One of the tests used to diagnose Type 2 diabetes and monitor blood sugar control is influenced by 60 genetic variants, an international team of scientists has discovered. One genetic variant in particular, found only in African Americans, significantly reduces the accuracy of the HbA1c blood test used to diagnose and monitor the condition. This means around 650,000 African Americans in the U.S. could have undiagnosed Type 2 diabetes if tested with the HbA1c test alone.(Image: iStock/MarkHatfield)
The results, published in PLOS Medicine suggest screening for the particular genetic variant alongside the diagnostic test, or using other diagnostic tests in populations with African ancestry in order to improve diagnoses of Type 2 diabetes.
According to the Centers for Disease Control and Prevention, there are over 100 million U.S. adults living with diabetes or pre-diabetes. There are 30.3 million Americans who have diabetes and another 84.1 million have pre-diabetes, a condition that if not treated often leads to Type 2 diabetes within five years.
According to the US Department Office of Minority Health, the prevalence rate of diabetes in African Americans is 13.4%. African Americans are almost twice as likely to be diagnosed with diabetes as non-Hispanic whites. In addition, they are more likely to suffer complications from diabetes, such as end-stage renal disease and lower extremity amputations.

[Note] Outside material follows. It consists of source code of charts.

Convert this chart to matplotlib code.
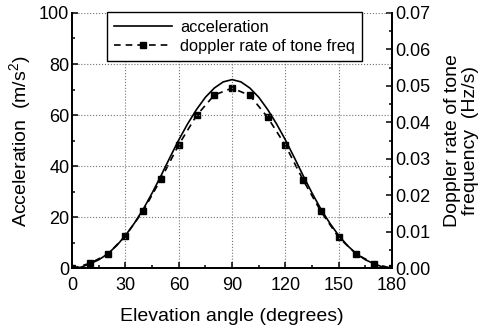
import numpy as np
import matplotlib
matplotlib.use('Agg')
import matplotlib.pyplot as plt
from matplotlib.ticker import MultipleLocator

plt.rcParams['font.family'] = ['Liberation Sans', 'DejaVu Sans']
plt.rcParams['mathtext.fontset'] = 'custom'
plt.rcParams['mathtext.rm'] = 'Liberation Sans'

# acceleration curve (m/s^2), read every 5 degrees
acc_angle = [0, 5, 10, 15, 20, 25, 30, 35, 40, 45, 50, 55, 60, 65, 70, 75, 80, 85, 90,
             95, 100, 105, 110, 115, 120, 125, 130, 135, 140, 145, 150, 155, 160, 165, 170, 175, 180]
acc = [0, 0.5, 1.8, 3.4, 5.7, 8.9, 12.9, 17.7, 23.2, 29.5, 36.3, 43.4, 50.3, 56.6, 62.2, 67.0, 70.6, 73.0, 73.9,
       73.0, 70.6, 67.0, 62.2, 56.6, 50.3, 43.4, 36.3, 29.5, 23.2, 17.7, 12.9, 8.9, 5.7, 3.4, 1.8, 0.5, 0]

# doppler rate of tone frequency (Hz/s), every 10 degrees
dop_angle = [0, 10, 20, 30, 40, 50, 60, 70, 80, 90, 100, 110, 120, 130, 140, 150, 160, 170, 180]
dop = [0, 0.0014, 0.0039, 0.0089, 0.0158, 0.0245, 0.0339, 0.0419, 0.0475, 0.0494,
       0.0474, 0.0414, 0.0337, 0.0242, 0.0156, 0.0085, 0.0039, 0.0013, 0]

fig = plt.figure(figsize=(4.81, 3.31), dpi=100)
ax = fig.add_axes([0.150, 0.189, 0.665, 0.772])
ax2 = ax.twinx()

l1, = ax.plot(acc_angle, acc, color='black', lw=1.2, label='acceleration')
l2, = ax2.plot(dop_angle, dop, color='black', lw=1.2, ls=(0, (4, 3)),
               marker='s', ms=5, label='doppler rate of tone freq')

ax.set_xlim(0, 180)
ax.set_ylim(0, 100)
ax2.set_ylim(0, 0.07)
ax.xaxis.set_major_locator(MultipleLocator(30))
ax.xaxis.set_minor_locator(MultipleLocator(15))
ax.yaxis.set_major_locator(MultipleLocator(20))
ax.yaxis.set_minor_locator(MultipleLocator(10))
ax2.yaxis.set_major_locator(MultipleLocator(0.01))
ax2.yaxis.set_minor_locator(MultipleLocator(0.005))
ax2.yaxis.set_major_formatter(matplotlib.ticker.FormatStrFormatter('%.2f'))

for a in (ax, ax2):
    a.spines['top'].set_visible(False)
    a.tick_params(which='major', direction='in', length=4, width=1.1, labelsize=13, pad=2)
    a.tick_params(which='minor', direction='in', length=2, width=1.1)
    for s in a.spines.values():
        s.set_linewidth(1.3)
ax.tick_params(axis='x', which='major', pad=6)

ax.grid(True, which='major', color='0.45', ls=':', lw=0.8)

ax.set_xlabel('Elevation angle (degrees)', fontsize=14, labelpad=10)
ax.set_ylabel('Acceleration  (m/s$^2$)', fontsize=14, labelpad=4)
ax2.set_ylabel('Doppler rate of tone\nfrequency  (Hz/s)', fontsize=14, labelpad=10,
               linespacing=1.05)

leg = ax.legend([l1, l2], ['acceleration', 'doppler rate of tone freq'],
                loc='upper left', bbox_to_anchor=(0.109, 1.002), fontsize=11.8,
                frameon=True, fancybox=False, edgecolor='black', framealpha=1,
                numpoints=1, handlelength=3.5, borderpad=0.45, labelspacing=0.25,
                handletextpad=0.5, borderaxespad=0)
leg.get_frame().set_linewidth(1.0)
ax.set_zorder(ax2.get_zorder() + 1)
ax.patch.set_visible(False)

fig.savefig('out.png', dpi=100)
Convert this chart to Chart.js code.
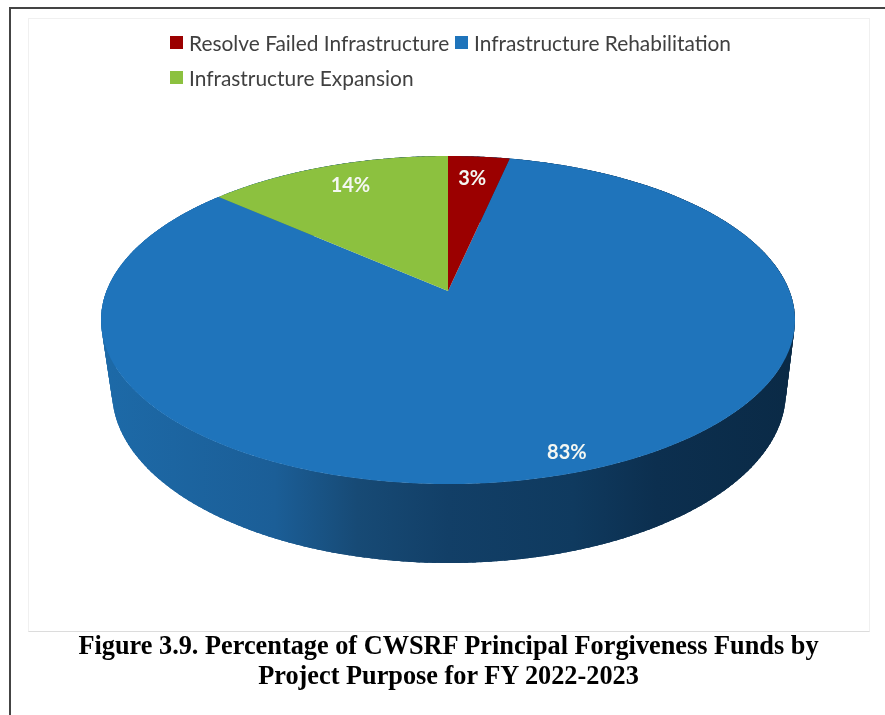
<!DOCTYPE html>
<html>
<head>
<meta charset="utf-8">
<script src="https://cdn.jsdelivr.net/npm/chart.js@4"></script>
<style>
    html, body { margin: 0; padding: 0; background: #fff; }
    body { width: 885px; height: 715px; position: relative; overflow: hidden; }
    #frame { position: absolute; left: 9px; top: 7px; width: 900px; height: 720px; border: 2px solid #444; }
    #plotbox { position: absolute; left: 28px; top: 18px; width: 840px; height: 612px; border: 1px solid #f0f0f0; border-bottom-color: #dcdcdc; }
    #myChart { position: absolute; left: 0; top: 0; }
    .legend { position: absolute; font: 20.9px Lato, sans-serif; color: #404040; white-space: nowrap; line-height: 24px; }
    .legend i { position: absolute; left: -19px; top: 5px; width: 13px; height: 13px; }
    #caption { position: absolute; left: 0; top: 631px; width: 897px; text-align: center; font: bold 26.3px/30px "Liberation Serif", serif; color: #000; }
</style>
</head>
<body>
<div id="frame"></div>
<div id="plotbox"></div>
<canvas id="myChart" width="885" height="715"></canvas>
<div id="legendBox"></div>
<div id="caption">Figure 3.9. Percentage of CWSRF Principal Forgiveness Funds by<br>Project Purpose for FY 2022-2023</div>
<script>
const labels = ["Resolve Failed Infrastructure", "Infrastructure Rehabilitation", "Infrastructure Expansion"];
const values = [3.4, 83.1, 13.5];
const colors = ["#9b0000", "#1f74bb", "#8cc13f"];

// perspective of the top face and of the bottom rim
const topFace = { cx: 448, cy: 291, a: 341.5, b: 158.9, k: -0.177 };
const rim = { cx: 449, cy: 363, a: 332, b: 166, k: -0.17 };
const labelRadius = [0.824, 0.906, 0.827];
const labelNudge = [[-2, 1], [5, 0], [5, 0]];

const project = (p, angle, r) => {
    let x = Math.cos(angle) * r;
    let y = Math.sin(angle) * r;
    let w = 1 + p.k * y;
    return [p.cx + p.a * x / w, p.cy + p.b * y / w];
};

const pie3d = {
    id: 'pie3d',
    beforeDatasetsDraw(chart) {
        const ctx = chart.ctx;
        const arcs = chart.getDatasetMeta(0).data;

        // side wall, pieces overlap so no seams show
        let grad = ctx.createLinearGradient(101, 0, 795, 0);
        grad.addColorStop(0, "#1d6aa8");
        grad.addColorStop(0.25, "#1b5e97");
        grad.addColorStop(0.37, "#174a75");
        grad.addColorStop(0.5, "#123f67");
        grad.addColorStop(0.68, "#0f3a5f");
        grad.addColorStop(0.8, "#0c2f4f");
        grad.addColorStop(1, "#0a2a46");
        ctx.fillStyle = grad;
        arcs.forEach((arc) => {
            for (let t = arc.startAngle; t < arc.endAngle; t += 0.02) {
                let n = Math.min(t + 0.05, arc.endAngle);
                let p1 = project(topFace, t, 1), p2 = project(topFace, n, 1);
                let p3 = project(rim, n, 1), p4 = project(rim, t, 1);
                ctx.beginPath();
                ctx.moveTo(p1[0], p1[1]);
                ctx.lineTo(p2[0], p2[1]);
                ctx.lineTo(p3[0], p3[1]);
                ctx.lineTo(p4[0], p4[1]);
                ctx.closePath();
                ctx.fill();
            }
        });

        // top face, blue first so the small slices sit on it
        [1, 2, 0].forEach((i) => {
            let arc = arcs[i];
            ctx.beginPath();
            ctx.moveTo(topFace.cx, topFace.cy);
            for (let t = arc.startAngle; t < arc.endAngle; t += 0.01) {
                let p = project(topFace, t, 1);
                ctx.lineTo(p[0], p[1]);
            }
            let end = project(topFace, arc.endAngle, 1);
            ctx.lineTo(end[0], end[1]);
            ctx.closePath();
            ctx.fillStyle = colors[i];
            ctx.fill();
        });

        // percent labels
        ctx.font = "bold 20px Lato, sans-serif";
        ctx.fillStyle = "#f4f7f2";
        ctx.textAlign = "center";
        ctx.textBaseline = "middle";
        arcs.forEach((arc, i) => {
            let p = project(topFace, (arc.startAngle + arc.endAngle) / 2, labelRadius[i]);
            ctx.fillText(Math.round(values[i]) + "%", p[0] + labelNudge[i][0], p[1] + labelNudge[i][1]);
        });
        return false;
    }
};

new Chart(document.getElementById("myChart"), {
    type: 'pie',
    data: {
        labels: labels,
        datasets: [{ data: values, backgroundColor: colors, borderWidth: 0 }]
    },
    options: {
        responsive: false,
        animation: false,
        plugins: {
            legend: { display: false },
            tooltip: { enabled: false }
        }
    },
    plugins: [pie3d]
});

// 범례
const legendPos = [[189, 31], [474, 31], [189, 66]];
labels.forEach((text, i) => {
    let item = document.createElement("div");
    item.className = "legend";
    item.style.left = legendPos[i][0] + "px";
    item.style.top = legendPos[i][1] + "px";
    item.innerHTML = `<i style="background:${colors[i]}"></i>${text}`;
    document.getElementById("legendBox").appendChild(item);
});
</script>
</body>
</html>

However, in an interesting scientific twist, the number of diabetic African Americans may actually be higher accompanied with a delayed diagnosis resulting in a longer undiagnosed period and subjecting them to states of untreated higher glycemia causing an increased risk for long-term diabetes complications.
In the largest study of its kind, an international team of more than 200 scientists investigated genetic variants thought to affect the blood test used to diagnose and monitor Type 2 diabetes, known as the glycated hemoglobin, or HbA1c test.
The team studied genetic variants in almost 160,000 people from European, African, East Asian, and South Asian ancestries who were not known to have Type 2 diabetes. Researchers discovered 60 genetic variants that influence the outcome of HbA1c tests.
One genetic variant in particular, in the G6PD gene, was found to significantly impact the results of the HbA1c test. The G6PD genetic variant is almost unique to people of African ancestry; around 11% of African Americans carry at least one copy of this variant.
The issue with the G6PD genetic variant is it artificially lowers the value of blood sugar in the HbA1c test, and can lead to under-diagnosis of people with Type 2 diabetes. Otherwise, the HbA1c test remains a suitable test for diagnosing and monitoring diabetes for the majority of people.
The HbA1c test measures the amount of glucose, or sugar that is carried by the red blood cells in the body, for the previous two to three months. The G6PD genetic variant shortens the three-month lifecycle of red blood cells. So in African Americans who have this variant, their red blood cells don’t live long enough to bind to the glucose in the blood. Therefore these people will have a lower level of HbA1c, which won’t show as a positive result for Type 2 diabetes.
Medicine is not a one size fits all. And studies like this are one step closer to precision medicine, which takes people’s genetics into account and improves diagnosis and monitoring for diseases such as diabetes. In the meantime, an option would be to genetically screen African Americans for the G6PD variant alongside the HbA1c test in order to accurately diagnose Type 2 diabetes, or use other diagnostic tests such as fasting glucose measurements.